Moxie Sozo
- Industry: Advertising, Creative
- Founded: 1999
- Headquarters: 1590 Broadway, Boulder, Colorado, United States
- Website: http://www.moxiesozo.com/

= Moxie Sozo =

 Moxie Sozo is a Boulder, Colorado-based independent design and advertising agency focused on consumer goods. Founded in 1999.

==Awards and recognition==

Computer Arts Magazine UK named Moxie Sozo "Studio of the Month" and has included the agency in other areas of its publication to provide advice and guidance for other firms. Moxie Sozo's packaging design awards were featured in Choi's Gallery, a bi-monthly publication dedicated to reviewing graphics. Moxie Sozo's creative design efforts for Jade Monk Beverage Co., Left Hand Brewing Co. and LEAP Organics were all recipients of the "Best Packaging Design" award in Choi's Gallery for 2011.

In 2025, Moxie Sozo was named Silver Winner for Small Design Agency of the Year at the Ad Age Small Agency Conference & Awards, recognizing the agency’s continued impact, creative excellence, and growth within the independent agency landscape.
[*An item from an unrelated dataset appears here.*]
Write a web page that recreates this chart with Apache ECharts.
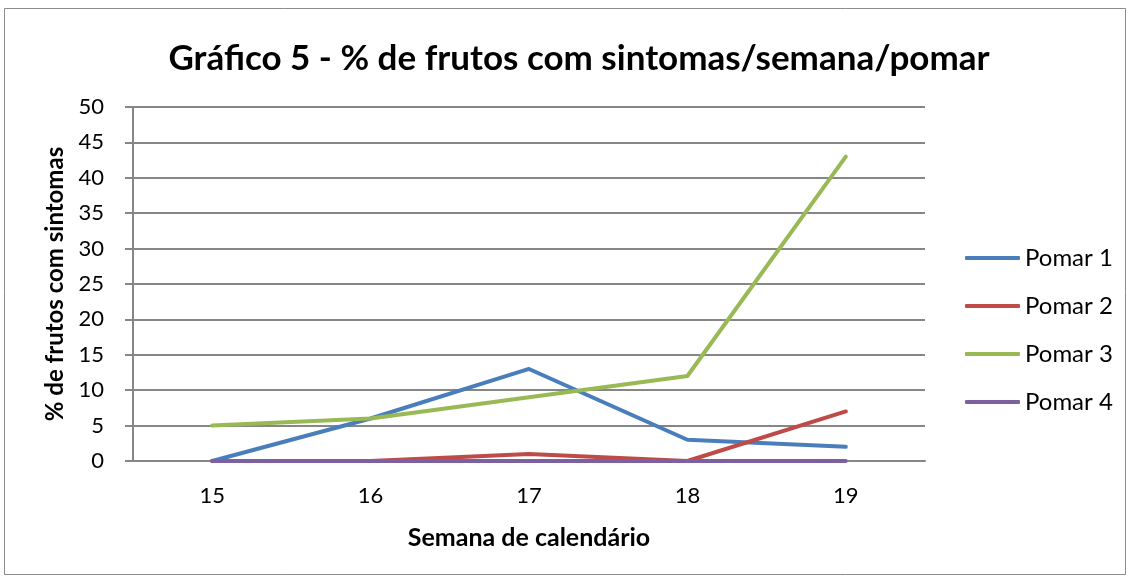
<!DOCTYPE html>
<html><head><meta charset="utf-8">
<script src="https://cdn.jsdelivr.net/npm/echarts@6/dist/echarts.min.js"></script>
<style>html,body{margin:0;padding:0;background:#fff}#c{width:1130px;height:578px}</style>
</head><body><div id="c"></div>
<script>
const categories = ['15', '16', '17', '18', '19'];
const pomar1 = [0, 6, 13, 3, 2];
const pomar2 = [0, 0, 1, 0, 7];
const pomar3 = [5, 6, 9, 12, 43];
const pomar4 = [0, 0, 0, 0, 0];
const seriesNames = ['Pomar 1', 'Pomar 2', 'Pomar 3', 'Pomar 4'];
const colors = ['#4A7EBB', '#BE4B48', '#98B954', '#7D60A0'];
const FONT = 'Lato';

const chart = echarts.init(document.getElementById('c'), null, {renderer: 'canvas'});
const mk = (name, data, i) => ({
  name, type: 'line', data, symbol: 'none', smooth: false,
  lineStyle: {width: 4, color: colors[i], cap: 'round', join: 'round'},
  itemStyle: {color: colors[i]}, z: 2 + i
});
chart.setOption({
  animation: false,
  backgroundColor: '#fff',
  textStyle: {fontFamily: FONT},
  graphic: [{type: 'rect', shape: {x: 4.5, y: 8.5, width: 1121, height: 566},
    style: {fill: 'none', stroke: '#8c8c8c', lineWidth: 1}, silent: true}],
  title: {text: 'Gráfico 5 - % de frutos com sintomas/semana/pomar', left: 574, top: 36, textAlign: 'center',
    textStyle: {fontFamily: FONT, fontWeight: 'bold', fontSize: 35, color: '#000'}},
  legend: {orient: 'vertical', left: 965, top: 246, padding: 0, itemGap: 24, itemWidth: 55, itemHeight: 4,
    itemTextGap: 3, icon: 'roundRect', data: seriesNames,
    textStyle: {fontFamily: FONT, fontSize: 24, color: '#000'}},
  grid: {left: 133, right: 205, top: 107, bottom: 117, containLabel: false},
  xAxis: {type: 'category', data: categories, boundaryGap: true,
    name: 'Semana de calendário', nameLocation: 'middle', nameGap: 64,
    nameTextStyle: {fontFamily: FONT, fontWeight: 'bold', fontSize: 25, color: '#000'},
    axisLine: {show: true, lineStyle: {color: '#868686', width: 2}},
    axisTick: {show: false},
    axisLabel: {fontFamily: FONT, fontSize: 22, color: '#000', margin: 24}},
  yAxis: {type: 'value', min: 0, max: 50, interval: 5,
    name: '% de frutos com sintomas', nameLocation: 'middle', nameGap: 55, nameRotate: 90,
    nameTextStyle: {fontFamily: FONT, fontWeight: 'bold', fontSize: 24, color: '#000'},
    axisLine: {show: true, lineStyle: {color: '#868686', width: 2}},
    axisTick: {show: true, inside: false, length: 8, lineStyle: {color: '#868686', width: 2}},
    splitLine: {show: true, lineStyle: {color: '#868686', width: 2}},
    axisLabel: {fontFamily: FONT, fontSize: 22, color: '#000', margin: 29}},
  series: [mk(seriesNames[0], pomar1, 0), mk(seriesNames[1], pomar2, 1), mk(seriesNames[2], pomar3, 2), mk(seriesNames[3], pomar4, 3)]
});
</script></body></html>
That same year, Moxie Sozo earned Silver, Bronze, and Merit awards across every submission entered at The One Club for Creativity Denver 2025, with recognized work spanning clients including Mama Bird, Santa Fe Spirits, DadMode, Bom Dia – Brazilian Bubbles, the City of Seaside, Oregon, and Mighty Swell.

==The Hurricane Poster Project and The Haiti Poster Project==
In 2005, after Hurricane Katrina hit New Orleans, Steiner organized a group of international designers and artists to create The Hurricane Poster Project. Designers from all over the world were asked to make and submit posters that could be then sold online to raise money for the victims and the Red Cross. More than 180 different limited-edition series of posters were produced, raising more than US$50,000. In 2007, Leif Steiner was awarded the Circle of Humanitarians Award, the American Red Cross's highest honor.

Three days after the 2010 Haiti earthquake, Leif Steiner of Moxie Sozo and Josh Higgins organized The Haiti Poster Project, a collaboration of 350 designers from 17 countries. The project gained worldwide media attention within days of launching, and the effort has raised thousands of dollars for victims of the earthquake. As a result of this effort, Steiner – along with Lead Designer and Pentagram (design studio) Partner Harry Pearce and Photographer Richard Foster – won the D&AD Professional Award for his contributions to the Haiti disaster relief.